No more information was provided and there has been no subsequent confirmation of this incident. If it indeed took place, and is related to the attempt in Saudi Arabia, it would mark an interesting development. Egypt is not an oil-producer, and a successful attack would have nothing like the effect of the February 24 strike at Abqaiq. Its purpose would be to create an impression of organized, international strength, as part of the “disruption and exhaustion phase” that the mujahideen are to carry out to stretch enemy forces through the dispersal of targets (Terrorism Focus, March 17, 2005).
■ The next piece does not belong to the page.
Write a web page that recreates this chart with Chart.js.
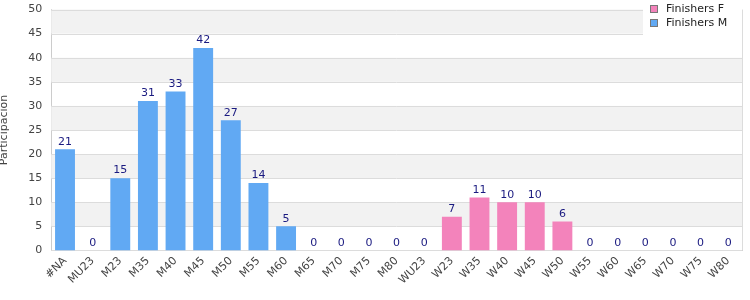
<!DOCTYPE html>
<html><head><meta charset="utf-8">
<script src="https://cdn.jsdelivr.net/npm/chart.js@4/dist/chart.umd.min.js"></script>
<style>html,body{margin:0;padding:0;background:#fff}#wrap{width:750px;height:300px}</style>
</head><body><div id="wrap"><canvas id="c"></canvas></div>
<script>
const categories = ['#NA','MU23','M23','M35','M40','M45','M50','M55','M60','M65','M70','M75','M80','WU23','W23','W35','W40','W45','W50','W55','W60','W65','W70','W75','W80'];
const finishersF = [null,null,null,null,null,null,null,null,null,null,null,null,null,0,7,11,10,10,6,0,0,0,0,0,0];
const finishersM = [21,0,15,31,33,42,27,14,5,0,0,0,0,null,null,null,null,null,null,null,null,null,null,null,null];
const yTicks = [0,5,10,15,20,25,30,35,40,45,50];
const seriesNames = ['Finishers F','Finishers M'];
const colorF = '#f383bb';
const colorM = '#61a9f3';
const FONT = '"DejaVu Sans", sans-serif';

const bands = {
  id:'bands',
  beforeDatasetsDraw(chart){
    const {ctx, chartArea:a, scales:{y}} = chart;
    ctx.save();
    ctx.fillStyle = '#f2f2f2';
    for (let v = 5; v < 50; v += 10) {
      const t = y.getPixelForValue(v+5), b = y.getPixelForValue(v);
      ctx.fillRect(a.left, t, a.right-a.left, b-t);
    }
    ctx.strokeStyle = '#dcdcdc'; ctx.lineWidth = 1;
    yTicks.forEach(v=>{const p=Math.round(y.getPixelForValue(v))+0.5;ctx.beginPath();ctx.moveTo(a.left,p);ctx.lineTo(a.right,p);ctx.stroke();});
    ctx.beginPath();ctx.moveTo(Math.round(a.right)+0.5,a.top);ctx.lineTo(Math.round(a.right)+0.5,a.bottom);ctx.stroke();
    ctx.restore();
  }
};
const labels = {
  id:'labels',
  afterDatasetsDraw(chart){
    const {ctx} = chart;
    ctx.save();
    ctx.font = '11px ' + FONT; ctx.fillStyle = '#1a1a80';
    ctx.textAlign='center'; ctx.textBaseline='bottom';
    chart.data.datasets.forEach((ds,di)=>{
      const meta = chart.getDatasetMeta(di);
      ds.data.forEach((v,i)=>{
        if (v===null) return;
        const el = meta.data[i];
        ctx.fillText(String(v), el.x, el.y - 2);
      });
    });
    ctx.restore();
  }
};
const legendBox = {
  id:'legendBox',
  afterDraw(chart){
    const {ctx, chartArea:a} = chart;
    ctx.save();
    const x0 = 643, y0 = 0, w = a.right - x0, h = 35;
    ctx.fillStyle = '#fff'; ctx.fillRect(x0, y0, w, h);
    ctx.font = '11px ' + FONT; ctx.textBaseline='middle'; ctx.textAlign='left';
    [[colorF,seriesNames[0],9],[colorM,seriesNames[1],23]].forEach(([c,t,yy])=>{
      ctx.fillStyle = c; ctx.fillRect(x0+7, yy-4, 8, 8);
      ctx.strokeStyle = '#777'; ctx.lineWidth=1; ctx.strokeRect(x0+7.5, yy-3.5, 7, 7);
      ctx.fillStyle = '#222'; ctx.fillText(t, x0+23, yy);
    });
    ctx.restore();
  }
};

new Chart(document.getElementById('c'), {
  type:'bar',
  data:{labels:categories, datasets:[
    {label:seriesNames[0], data:finishersF, backgroundColor:colorF, stack:'s', barPercentage:0.9, categoryPercentage:0.8},
    {label:seriesNames[1], data:finishersM, backgroundColor:colorM, stack:'s', barPercentage:0.9, categoryPercentage:0.8}
  ]},
  options:{
    responsive:true, maintainAspectRatio:false, animation:false,
    layout:{padding:{top:0,right:8,left:0,bottom:9}},
    plugins:{legend:{display:false}, tooltip:{enabled:false}},
    scales:{
      x:{stacked:true, grid:{display:false, drawTicks:false}, border:{color:'#ccc'},
         ticks:{font:{family:FONT,size:11}, color:'#444', minRotation:45, maxRotation:45, padding:4}},
      y:{stacked:true, min:0, max:50, grid:{display:false, drawTicks:false}, border:{color:'#ccc'},
         afterBuildTicks(ax){ax.ticks = yTicks.map(v=>({value:v}));},
         ticks:{font:{family:FONT,size:11,lineHeight:0.1}, color:'#444', padding:9},
         title:{display:true, text:'Participacion', font:{family:FONT,size:11,lineHeight:0.7}, color:'#444', padding:{top:0,bottom:11.5}}}
    }
  },
  plugins:[bands, labels, legendBox]
});
</script></body></html>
The environment in Egypt, however, in both security and ideological terms, is so far proving not conducive for mujahideen operations. Egypt is the cradle of Islamist militant radicalism, but since the apogee of violence in the late 1980s and 1990s it has yet to see significant militant activity in step with al-Qaeda’s waxing profile in the Gulf. The October 2004 and July 2005 attacks in Sinai were of limited effect. They were not efficiently exploited for propaganda purposes and were criticized as such by Abu Muhammad al-Hilali in his Risalah ila Ahl al-Thughur fi Sina’ (“Letter to the Frontiersmen in Sinai”), posted on the al-Hesbah forum in September 2005. In mid-December last year, a posting on the al-Safinat forum (since closed) noted the relative lack of activity and questioned why there were no al-Qaeda members in Egypt to “fight against the Pharaonic security forces, collaborators and apostate allies to the infidel and the Zionists, their embassies and against the apostate secular parties.” It called on the forums to “encourage the mujahideen brothers to find the necessary resources to obtain weapons, equipment and training.”